Scots law is unlike the legal system in Britain, Canada and other parts of the globe.

A law student in the University of Glasgow calls it a hybrid, as it is a mix of continental Europe’s civil law traditions, and England’s common law tradition. The former is a system that dates back to ancient Rome and based on a written code of rules, while the latter is a system where courts study earlier cases and apply them to current laws and situations.

What the English and the Canadian law calls a tort, is delict in Scotland. Lawyers are called advocates. Anyone convicted of lower-level lawsuits and crimes talk to the Sheriff and not the judge.

Jurors don’t have two, but three verdicts to choose from – guilty, not guilty and not proven, which has the same legal effect as not guilty, but implies that the accused did commit the crime but there is insufficient evidence to prove his wrongdoing.

The difference in Scots law also translates to its family law.

Scotland’s family law is different from the rest of Britain. It focuses more on what resources each separating party needs to start over, rather than who gets what. The primary aim is to achieve a clean financial break, which would be advantageous for both parties.

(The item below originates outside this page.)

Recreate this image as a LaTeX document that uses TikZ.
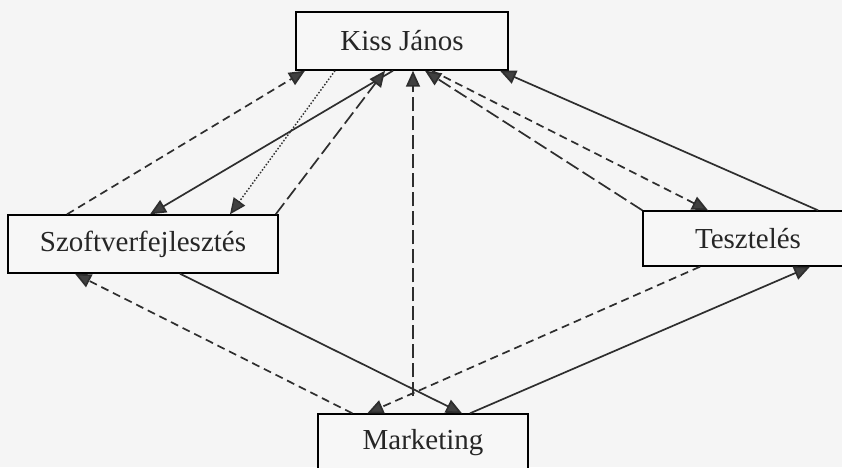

The law also allows wedding ceremonies to be performed under unconventional and non-traditional belief systems. That is, it is perfectly okay for Scots identified with the “Jedi order”, as their religion, to be pronounced as legally married. To marry in an extra-terrestrial ceremony is easier done in Scotland than anywhere else.

When it comes to same sex marriage, Scotland was way ahead of Britain. 10 years before Britain legalised same sex marriage in 2014, to be exact. It is also perfectly legal for people of the same sex, but in different clans to marry.